As the vegetation marches upward, it may be adding to the strain on water resources—in particular the groundwater likely coming from the melting glaciers, Stanton and Ng say. Plants can tap deep water and release it into the atmosphere as water vapor, which means the greening of the mountain could exacerbate water shortages in the settlements below. To forecast water flows, Ng says, “You need to account for [both glacier loss] and vegetation migrating upslope and transpiring.”
The researchers hope to fine-tune estimates of how much groundwater plants are intercepting by taking samples—especially of deep-rooted, woody plants such as Polylepis, the Andean “fairy trees” with twisting limbs and papery bark. The plan is to analyze water flowing in the xylem, the water-carrying layers of wood, for tracers suggesting it came from the melting glacier. If the amounts are significant, the vegetation zones that Humboldt mapped will join glaciers, streams, and groundwater in a complex hydrological interplay, ultimately driven by global warming.

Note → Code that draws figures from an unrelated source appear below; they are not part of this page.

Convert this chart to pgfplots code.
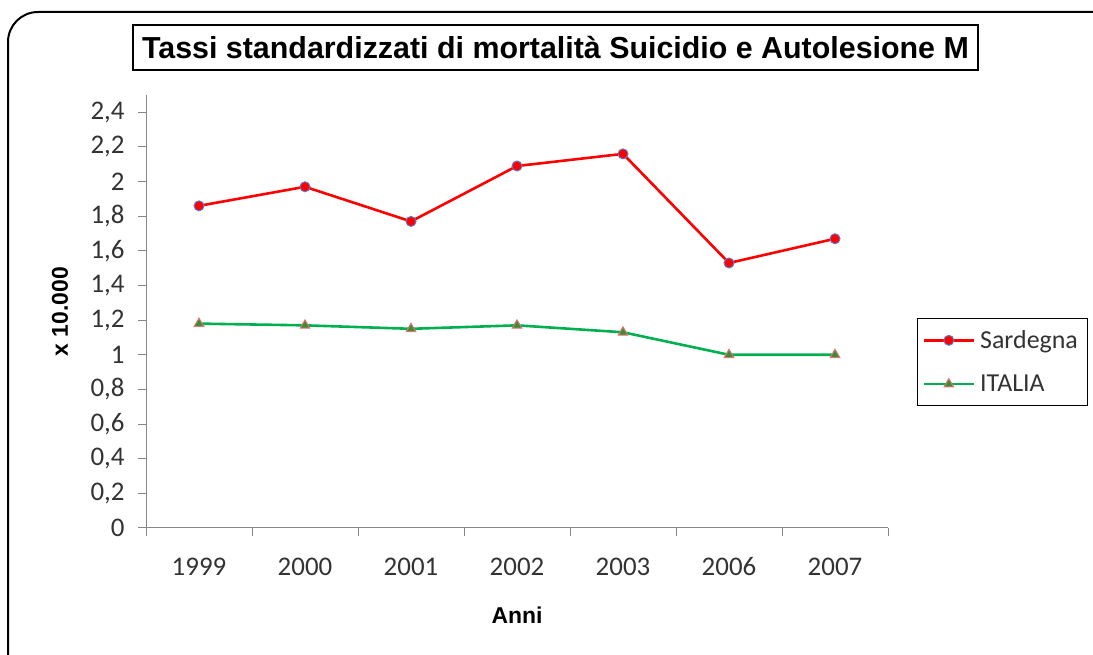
\documentclass[border=0pt]{standalone}
\usepackage{pgfplots}
\pgfplotsset{compat=1.18}
\usepackage{fontspec}
\setmainfont{Carlito}
\newfontfamily\arialfont{Liberation Sans}
\definecolor{sred}{RGB}{255,0,0}
\definecolor{sgreen}{RGB}{0,176,80}
\definecolor{axgray}{RGB}{134,134,134}
\definecolor{mkblue}{RGB}{100,120,200}
\definecolor{mkred}{RGB}{220,120,110}
\definecolor{mkgreen}{RGB}{60,140,60}
\pgfplotstableread{
x y
0 1.86
1 1.97
2 1.77
3 2.09
4 2.16
5 1.53
6 1.67
}\sard
\pgfplotstableread{
x y
0 1.18
1 1.17
2 1.15
3 1.17
4 1.13
5 1.00
6 1.00
}\ital
\begin{document}
\begin{tikzpicture}[x=1bp,y=1bp]
\useasboundingbox (0,0) rectangle (1093,655);
\draw[line width=2bp, rounded corners=30bp] (8,-40) rectangle (1130,643);
\node[draw, line width=2bp, minimum width=845bp, minimum height=45bp, inner sep=0pt, font=\arialfont\bfseries\fontsize{30.5}{33}\selectfont] at (555.5,607.5) {Tassi standardizzati di mortalità Suicidio e Autolesione M};
\begin{axis}[
  at={(146bp,127bp)}, anchor=south west,
  scale only axis, width=742bp, height=433bp,
  xmin=-0.5, xmax=6.5, ymin=0, ymax=2.5,
  axis x line*=bottom, axis y line*=left,
  axis line style={draw=axgray, line width=1bp, -},
  xtick={0,...,6},
  xticklabels={1999,2000,2001,2002,2003,2006,2007},
  minor xtick={-0.5,0.5,...,6.5},
  major x tick style={draw=none},
  minor tick style={draw=axgray, line width=1bp},
  ytick={0,0.2,...,2.41},
  y tick style={draw=axgray, line width=1bp},
  tick align=outside,
  major tick length=8bp, minor tick length=8bp,
  ticklabel style={font=\fontsize{27}{29}\selectfont, text=black!80},
  xticklabel style={anchor=base, yshift=-40bp},
  yticklabel style={xshift=-10bp, /pgf/number format/.cd, use comma, fixed, assume math mode=true},
  scaled y ticks=false,
  xlabel={Anni}, ylabel={x 10.000},
  label style={font=\arialfont\bfseries\fontsize{23}{26}\selectfont},
  xlabel style={at={(axis description cs:0.5,0)}, anchor=center, yshift=-87bp},
  ylabel style={at={(axis description cs:0,0.5)}, anchor=center, yshift=86bp},
  legend style={at={(1.039,0.485)}, anchor=north west, draw=black, line width=1.2bp,
    font=\fontsize{26}{28}\selectfont, text=black!80, inner xsep=5bp, inner ysep=10bp,
    row sep=21bp, nodes={inner xsep=5bp}},
  legend cell align=left,
  legend image code/.code={\draw[mark repeat=2,mark phase=2,#1] plot coordinates {(0bp,0bp) (25bp,0bp) (50bp,0bp)};},
  clip=false,
]
\addplot[sred, line width=2.6bp, mark=*, mark size=5bp, mark options={fill=sred, draw=mkblue, line width=1bp}] table {\sard};
\addlegendentry{Sardegna}
\addplot[sgreen, line width=2.6bp, mark=triangle*, mark size=5.5bp, mark options={fill=mkgreen, draw=mkred, line width=1bp}] table {\ital};
\addlegendentry{ITALIA}
\end{axis}
\end{tikzpicture}
\end{document}
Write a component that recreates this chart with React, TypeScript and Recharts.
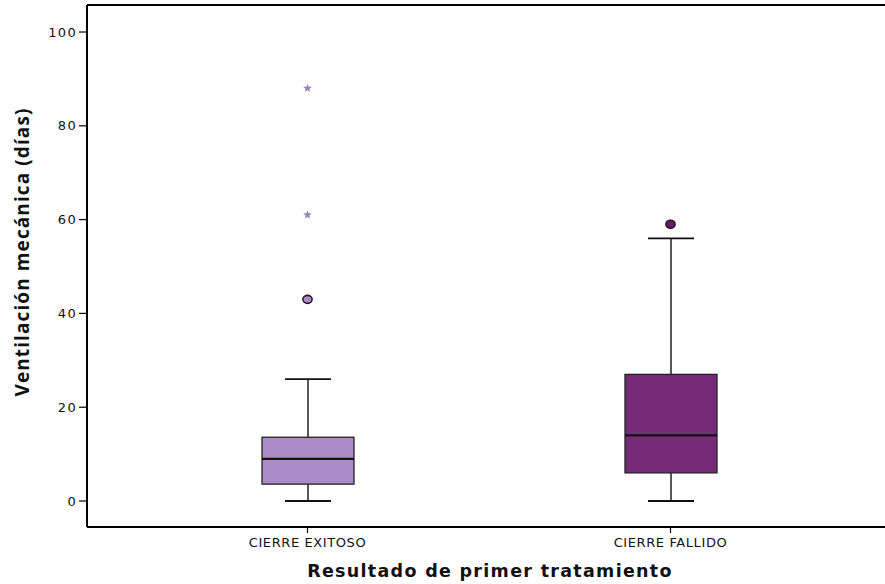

Climate change and other human impacts may have made Humboldt’s Tableau unrecognizable, but he remains a vivid presence for scientists following in his footsteps—including Sisimac Duchicela, who grew up in Quito, 200 kilometers north of Chimborazo, and is working on her Ph.D. at the University of Texas in Austin. In a bid to preview warming impacts, she and colleagues are doing field experiments on Pichincha, another Ecuadorian volcano Humboldt climbed. They have enclosed small patches of high-altitude vegetation in clear plastic, creating a focused, artificial greenhouse effect.
As Duchicela monitors those microcosms, she remembers how Humboldt approached those same mountains: “by looking at everything—at the little things and the big things and how they connect to each other. That part,” she adds, “was particularly inspiring for me.”